The year was 1986, and my best friend Greg and I hadn't even owned our motorcycles for a year yet, and there we were already comparing ourselves to Wyatt & Billy, dreaming of a cross-country motorcycle trip and wondering what new people and places we'd see.
Such a wild, carefree endeavor mixed with such naivety and innocence could only come from two nerdy college students desperate to run away from their feelings of loneliness and abandonment.
But we were still kids back then, still more interested in radio shack computers and racquetball than we were about life on the road.
Twenty-four years later, and I find myself having been married for twenty years, a homeowner, a landlord, a business owner, and still a motorcycle rider. But yet, unhappy with my life. Seems my whole life I've tried to force things to happen. I was trying to show my parents how wrong they were for having divorced, remarrying, and starting their lives over with new kids.
Yeah, I was the one they left behind, a painful reminder of memories they'd rather forget.
So, I struggled to achieve just to show them that I was the pony they should have betted on. I made things happen, and made decisions I really didn't want to make, all for the purpose of getting their attention.
And all it brought me was misery. There I was, managing a rental property I didn't want to manage, climbing up a corporate ladder I didn't want to climb, and dedicating to a domestic life I didn't want to dedicate. And even though my parents praised me for my achievements, it still didn't get me any more closer to them.
I was still wanting to be like Wyatt, being free, homeless, just riding across the country not knowing where I'll sleep or who I'll meet.
So one day Sash comes along. She was in the same place I was. She was like this little girl who crossed my path saying she's sad and wants to run away. I told her that I'm sad too and that I want to run away. We decided to leave our respective lives and start a new one together, almost as simply and quickly as that.
But it was actually a long time coming. It had to take years and decades of heartbreak and misery one after another, just to numb ourselves enough to where we didn't care about the aftermath, allowing us to feel bold enough to quit. Even today, we're still paying for this decision.
So far, I still feel more free. I still run a business, but I left the house to my ex-wife and I no longer have the rental property. I even let her have all my tools and stuff.
Next year, April 2013, Sash and I are going to embark on a six-month motorcycle trip across the United States and Canada. We're going to vacate our apartment, put our things into storage, and ride bikes. But, we're not going to be riding the entire time. We're going to pull into a big city live in a vacation rental for about two weeks, seeing all there is to see. Then, we'll hit the road for three to five days until we pull into another big city and start over again.

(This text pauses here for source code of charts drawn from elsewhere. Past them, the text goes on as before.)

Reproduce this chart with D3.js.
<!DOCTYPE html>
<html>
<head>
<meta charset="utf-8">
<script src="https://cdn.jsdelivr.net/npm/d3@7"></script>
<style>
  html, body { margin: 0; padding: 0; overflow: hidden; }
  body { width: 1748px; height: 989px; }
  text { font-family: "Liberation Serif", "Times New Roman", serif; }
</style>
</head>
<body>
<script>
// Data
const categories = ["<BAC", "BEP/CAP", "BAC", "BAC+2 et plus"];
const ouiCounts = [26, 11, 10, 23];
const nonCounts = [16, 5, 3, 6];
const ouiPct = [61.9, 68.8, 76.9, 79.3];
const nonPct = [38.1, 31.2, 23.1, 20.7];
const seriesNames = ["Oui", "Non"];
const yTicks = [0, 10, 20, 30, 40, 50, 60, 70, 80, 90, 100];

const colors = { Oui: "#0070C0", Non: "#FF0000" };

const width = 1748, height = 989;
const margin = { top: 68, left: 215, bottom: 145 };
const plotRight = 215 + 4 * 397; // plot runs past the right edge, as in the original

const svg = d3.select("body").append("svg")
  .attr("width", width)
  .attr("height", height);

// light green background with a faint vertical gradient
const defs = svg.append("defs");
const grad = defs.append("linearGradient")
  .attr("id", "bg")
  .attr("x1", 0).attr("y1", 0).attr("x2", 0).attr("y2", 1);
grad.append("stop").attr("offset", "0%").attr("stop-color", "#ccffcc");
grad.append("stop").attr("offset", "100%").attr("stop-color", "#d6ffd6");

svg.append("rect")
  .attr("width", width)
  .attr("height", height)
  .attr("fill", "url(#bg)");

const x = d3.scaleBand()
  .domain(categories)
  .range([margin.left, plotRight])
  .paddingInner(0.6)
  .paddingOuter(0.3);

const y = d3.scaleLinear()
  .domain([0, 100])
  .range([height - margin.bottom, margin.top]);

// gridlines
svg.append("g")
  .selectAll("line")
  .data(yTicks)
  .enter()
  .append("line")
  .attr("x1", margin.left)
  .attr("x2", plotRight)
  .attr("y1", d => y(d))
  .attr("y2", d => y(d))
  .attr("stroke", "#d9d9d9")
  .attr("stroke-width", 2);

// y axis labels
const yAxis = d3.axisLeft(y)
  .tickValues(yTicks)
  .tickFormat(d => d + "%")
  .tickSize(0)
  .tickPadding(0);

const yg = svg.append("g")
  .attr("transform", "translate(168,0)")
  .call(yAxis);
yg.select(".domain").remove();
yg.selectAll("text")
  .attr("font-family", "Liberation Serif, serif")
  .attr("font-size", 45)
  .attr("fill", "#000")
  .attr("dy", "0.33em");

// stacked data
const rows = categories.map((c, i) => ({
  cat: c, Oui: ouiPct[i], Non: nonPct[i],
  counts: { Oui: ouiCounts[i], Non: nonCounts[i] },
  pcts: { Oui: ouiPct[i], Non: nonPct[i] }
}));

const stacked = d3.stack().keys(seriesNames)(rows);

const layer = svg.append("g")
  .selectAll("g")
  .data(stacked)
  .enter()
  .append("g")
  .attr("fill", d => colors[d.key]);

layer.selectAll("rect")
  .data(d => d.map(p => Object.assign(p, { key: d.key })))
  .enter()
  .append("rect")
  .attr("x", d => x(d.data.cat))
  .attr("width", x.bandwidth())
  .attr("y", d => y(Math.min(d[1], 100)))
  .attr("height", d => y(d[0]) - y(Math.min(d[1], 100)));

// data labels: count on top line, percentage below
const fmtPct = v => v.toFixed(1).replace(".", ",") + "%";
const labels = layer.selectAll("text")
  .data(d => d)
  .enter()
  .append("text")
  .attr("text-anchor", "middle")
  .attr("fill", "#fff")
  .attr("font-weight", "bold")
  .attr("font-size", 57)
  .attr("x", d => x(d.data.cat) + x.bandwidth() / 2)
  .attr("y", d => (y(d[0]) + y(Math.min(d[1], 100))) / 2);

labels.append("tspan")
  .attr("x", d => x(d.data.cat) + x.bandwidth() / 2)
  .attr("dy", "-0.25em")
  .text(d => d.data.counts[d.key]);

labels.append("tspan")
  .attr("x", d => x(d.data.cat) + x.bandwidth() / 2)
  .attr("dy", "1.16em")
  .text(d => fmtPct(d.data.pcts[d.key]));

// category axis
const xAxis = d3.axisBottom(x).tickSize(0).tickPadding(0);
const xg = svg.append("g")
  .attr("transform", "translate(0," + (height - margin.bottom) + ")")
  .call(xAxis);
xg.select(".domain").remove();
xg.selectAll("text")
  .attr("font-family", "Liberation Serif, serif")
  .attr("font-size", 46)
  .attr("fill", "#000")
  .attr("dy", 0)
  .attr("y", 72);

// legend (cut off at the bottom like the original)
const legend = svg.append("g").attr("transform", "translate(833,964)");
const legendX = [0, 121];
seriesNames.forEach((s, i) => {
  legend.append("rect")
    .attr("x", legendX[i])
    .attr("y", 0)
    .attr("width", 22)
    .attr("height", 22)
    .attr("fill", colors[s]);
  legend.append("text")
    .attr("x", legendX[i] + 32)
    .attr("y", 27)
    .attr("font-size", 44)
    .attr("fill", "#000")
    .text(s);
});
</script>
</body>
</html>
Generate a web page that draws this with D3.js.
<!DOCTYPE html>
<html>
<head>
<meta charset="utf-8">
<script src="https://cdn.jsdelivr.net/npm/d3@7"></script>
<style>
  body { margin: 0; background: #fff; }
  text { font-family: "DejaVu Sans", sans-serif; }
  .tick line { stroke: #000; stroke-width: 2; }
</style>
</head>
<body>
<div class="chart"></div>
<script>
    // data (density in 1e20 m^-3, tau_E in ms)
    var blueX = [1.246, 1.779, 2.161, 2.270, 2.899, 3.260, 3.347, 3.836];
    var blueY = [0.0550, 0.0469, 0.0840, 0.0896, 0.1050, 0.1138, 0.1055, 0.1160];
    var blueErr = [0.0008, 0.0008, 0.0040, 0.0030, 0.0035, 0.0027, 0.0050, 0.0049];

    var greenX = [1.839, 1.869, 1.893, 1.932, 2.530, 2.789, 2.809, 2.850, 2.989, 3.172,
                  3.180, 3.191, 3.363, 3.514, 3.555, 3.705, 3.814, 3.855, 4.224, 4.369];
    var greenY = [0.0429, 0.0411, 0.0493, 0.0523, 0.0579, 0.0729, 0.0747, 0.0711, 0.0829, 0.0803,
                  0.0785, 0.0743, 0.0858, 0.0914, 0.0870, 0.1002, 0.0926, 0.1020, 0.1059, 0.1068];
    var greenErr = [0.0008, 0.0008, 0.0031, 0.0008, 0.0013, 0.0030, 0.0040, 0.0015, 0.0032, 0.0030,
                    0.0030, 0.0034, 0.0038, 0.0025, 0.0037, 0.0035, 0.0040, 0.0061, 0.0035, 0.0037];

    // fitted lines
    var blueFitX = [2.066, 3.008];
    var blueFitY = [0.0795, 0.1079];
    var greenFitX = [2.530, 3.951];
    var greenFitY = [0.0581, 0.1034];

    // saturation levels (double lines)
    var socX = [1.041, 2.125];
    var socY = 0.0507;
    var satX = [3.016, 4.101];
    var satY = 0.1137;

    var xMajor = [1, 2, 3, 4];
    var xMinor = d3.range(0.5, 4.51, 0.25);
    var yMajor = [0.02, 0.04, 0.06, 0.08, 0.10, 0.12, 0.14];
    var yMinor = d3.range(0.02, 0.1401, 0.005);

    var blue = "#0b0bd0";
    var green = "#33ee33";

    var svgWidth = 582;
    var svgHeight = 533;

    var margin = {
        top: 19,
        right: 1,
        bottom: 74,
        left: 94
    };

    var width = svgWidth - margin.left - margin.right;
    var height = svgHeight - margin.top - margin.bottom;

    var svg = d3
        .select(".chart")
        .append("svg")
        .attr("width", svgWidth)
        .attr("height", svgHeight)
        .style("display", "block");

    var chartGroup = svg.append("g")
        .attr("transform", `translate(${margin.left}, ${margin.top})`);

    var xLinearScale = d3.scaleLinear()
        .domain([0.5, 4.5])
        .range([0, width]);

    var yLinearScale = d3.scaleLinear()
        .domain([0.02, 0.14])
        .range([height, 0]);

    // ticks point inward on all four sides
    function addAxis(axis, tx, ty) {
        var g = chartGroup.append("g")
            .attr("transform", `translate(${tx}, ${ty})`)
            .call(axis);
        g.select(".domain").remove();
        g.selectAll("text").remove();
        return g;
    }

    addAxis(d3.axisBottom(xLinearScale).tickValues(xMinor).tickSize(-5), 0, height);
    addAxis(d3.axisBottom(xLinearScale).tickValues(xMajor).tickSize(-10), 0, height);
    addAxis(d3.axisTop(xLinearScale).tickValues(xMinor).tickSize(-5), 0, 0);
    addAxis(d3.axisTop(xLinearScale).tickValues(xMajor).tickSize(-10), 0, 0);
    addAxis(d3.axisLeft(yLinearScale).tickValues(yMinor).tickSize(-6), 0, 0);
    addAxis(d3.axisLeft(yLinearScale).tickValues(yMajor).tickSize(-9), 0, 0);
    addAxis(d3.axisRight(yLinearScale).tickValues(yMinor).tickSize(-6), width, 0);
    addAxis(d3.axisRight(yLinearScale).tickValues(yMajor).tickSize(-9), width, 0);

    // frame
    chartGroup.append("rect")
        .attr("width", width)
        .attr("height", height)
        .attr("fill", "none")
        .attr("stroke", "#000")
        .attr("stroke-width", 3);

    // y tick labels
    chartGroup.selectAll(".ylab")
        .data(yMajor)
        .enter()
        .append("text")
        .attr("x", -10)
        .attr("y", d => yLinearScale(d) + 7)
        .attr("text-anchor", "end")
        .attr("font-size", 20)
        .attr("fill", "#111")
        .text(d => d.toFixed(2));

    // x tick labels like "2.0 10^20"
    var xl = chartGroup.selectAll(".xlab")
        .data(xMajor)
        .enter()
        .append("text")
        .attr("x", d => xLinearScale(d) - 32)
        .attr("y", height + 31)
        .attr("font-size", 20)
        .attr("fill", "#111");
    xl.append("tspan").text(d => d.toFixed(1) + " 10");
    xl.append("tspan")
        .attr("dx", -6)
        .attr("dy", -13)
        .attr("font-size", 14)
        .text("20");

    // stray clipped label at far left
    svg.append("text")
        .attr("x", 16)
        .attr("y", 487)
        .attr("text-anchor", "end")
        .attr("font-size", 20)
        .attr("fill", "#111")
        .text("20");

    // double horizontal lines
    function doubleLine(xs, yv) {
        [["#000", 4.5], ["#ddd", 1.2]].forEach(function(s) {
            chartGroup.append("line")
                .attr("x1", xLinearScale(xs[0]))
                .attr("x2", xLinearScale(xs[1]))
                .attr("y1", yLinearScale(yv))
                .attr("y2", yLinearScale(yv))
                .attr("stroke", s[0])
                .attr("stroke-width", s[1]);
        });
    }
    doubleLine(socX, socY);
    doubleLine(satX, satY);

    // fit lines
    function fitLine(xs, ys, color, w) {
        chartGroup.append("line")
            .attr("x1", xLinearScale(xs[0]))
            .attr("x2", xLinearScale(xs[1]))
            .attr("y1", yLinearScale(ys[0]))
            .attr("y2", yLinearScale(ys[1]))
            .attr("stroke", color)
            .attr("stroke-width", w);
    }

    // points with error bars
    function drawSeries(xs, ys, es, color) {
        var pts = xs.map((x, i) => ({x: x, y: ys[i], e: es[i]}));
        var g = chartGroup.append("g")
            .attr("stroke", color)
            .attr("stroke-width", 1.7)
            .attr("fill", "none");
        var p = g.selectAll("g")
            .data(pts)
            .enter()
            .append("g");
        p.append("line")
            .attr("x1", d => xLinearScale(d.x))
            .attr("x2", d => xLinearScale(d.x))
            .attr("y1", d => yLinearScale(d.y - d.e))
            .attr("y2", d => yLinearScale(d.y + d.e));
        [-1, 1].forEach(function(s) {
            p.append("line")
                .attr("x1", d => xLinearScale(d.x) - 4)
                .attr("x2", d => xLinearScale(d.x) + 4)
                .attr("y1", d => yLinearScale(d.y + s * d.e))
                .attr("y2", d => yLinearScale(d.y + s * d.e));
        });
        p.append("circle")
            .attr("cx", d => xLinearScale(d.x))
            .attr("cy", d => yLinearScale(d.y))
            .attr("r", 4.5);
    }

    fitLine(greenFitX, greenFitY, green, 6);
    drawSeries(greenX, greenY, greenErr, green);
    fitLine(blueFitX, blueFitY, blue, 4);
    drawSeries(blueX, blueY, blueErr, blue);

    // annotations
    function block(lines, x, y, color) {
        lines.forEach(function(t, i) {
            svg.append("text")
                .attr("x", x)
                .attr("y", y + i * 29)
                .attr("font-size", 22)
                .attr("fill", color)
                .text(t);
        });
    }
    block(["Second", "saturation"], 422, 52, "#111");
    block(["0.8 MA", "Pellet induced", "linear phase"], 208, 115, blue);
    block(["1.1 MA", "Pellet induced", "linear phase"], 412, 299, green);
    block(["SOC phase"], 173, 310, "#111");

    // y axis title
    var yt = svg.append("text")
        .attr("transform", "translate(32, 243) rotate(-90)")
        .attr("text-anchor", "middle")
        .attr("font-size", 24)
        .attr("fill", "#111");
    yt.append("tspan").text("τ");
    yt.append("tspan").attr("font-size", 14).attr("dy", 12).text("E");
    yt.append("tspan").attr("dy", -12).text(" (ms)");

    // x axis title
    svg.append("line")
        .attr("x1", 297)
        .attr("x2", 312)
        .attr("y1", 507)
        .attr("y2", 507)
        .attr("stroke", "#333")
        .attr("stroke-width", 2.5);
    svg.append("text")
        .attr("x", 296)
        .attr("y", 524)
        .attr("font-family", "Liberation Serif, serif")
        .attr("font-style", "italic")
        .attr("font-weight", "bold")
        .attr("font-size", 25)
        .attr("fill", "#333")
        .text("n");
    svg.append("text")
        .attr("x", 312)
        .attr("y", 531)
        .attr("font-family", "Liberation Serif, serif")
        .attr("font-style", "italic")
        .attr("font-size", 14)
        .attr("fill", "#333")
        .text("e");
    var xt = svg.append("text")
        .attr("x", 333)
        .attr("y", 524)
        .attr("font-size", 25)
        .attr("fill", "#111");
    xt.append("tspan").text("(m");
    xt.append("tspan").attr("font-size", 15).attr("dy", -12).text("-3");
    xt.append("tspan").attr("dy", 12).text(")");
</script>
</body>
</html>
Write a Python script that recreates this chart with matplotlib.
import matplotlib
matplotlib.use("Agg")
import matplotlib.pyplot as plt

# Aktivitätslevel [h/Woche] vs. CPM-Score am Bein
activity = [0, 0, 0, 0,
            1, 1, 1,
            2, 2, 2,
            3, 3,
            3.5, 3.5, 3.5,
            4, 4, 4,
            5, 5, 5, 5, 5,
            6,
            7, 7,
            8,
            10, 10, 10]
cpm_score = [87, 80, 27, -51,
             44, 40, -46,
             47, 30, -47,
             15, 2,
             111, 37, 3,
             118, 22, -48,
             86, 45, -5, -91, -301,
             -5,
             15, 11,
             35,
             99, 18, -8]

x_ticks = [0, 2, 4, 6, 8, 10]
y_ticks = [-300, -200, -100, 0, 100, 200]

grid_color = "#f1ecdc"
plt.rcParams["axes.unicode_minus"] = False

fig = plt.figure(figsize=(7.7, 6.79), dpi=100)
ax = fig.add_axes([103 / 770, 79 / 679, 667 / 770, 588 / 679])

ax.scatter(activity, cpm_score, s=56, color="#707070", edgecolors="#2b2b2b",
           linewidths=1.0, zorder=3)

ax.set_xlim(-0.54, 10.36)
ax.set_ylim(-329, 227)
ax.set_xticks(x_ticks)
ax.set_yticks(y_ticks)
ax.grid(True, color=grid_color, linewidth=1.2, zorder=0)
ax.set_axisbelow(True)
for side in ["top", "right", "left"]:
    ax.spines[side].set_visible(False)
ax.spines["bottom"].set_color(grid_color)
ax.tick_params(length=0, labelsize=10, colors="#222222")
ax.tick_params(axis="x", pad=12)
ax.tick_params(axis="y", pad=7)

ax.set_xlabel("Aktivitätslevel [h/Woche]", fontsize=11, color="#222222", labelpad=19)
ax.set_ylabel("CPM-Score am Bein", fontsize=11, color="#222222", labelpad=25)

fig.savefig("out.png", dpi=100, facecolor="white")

Maybe after six months we'll love it so much we won't want to come back.
Somehow, someway, the mental, physical, and sexual abuses of children leave permanent scars. Feelings of worthlessness, trying to contain the storm raging inside, never subside. They're part of the reason why such people are drawn towards running away, and maybe explain why some of us ride motorcycles.
And it's not always about running away, but about starting over. When you live in the same place long enough, you can't hide your weakness anymore.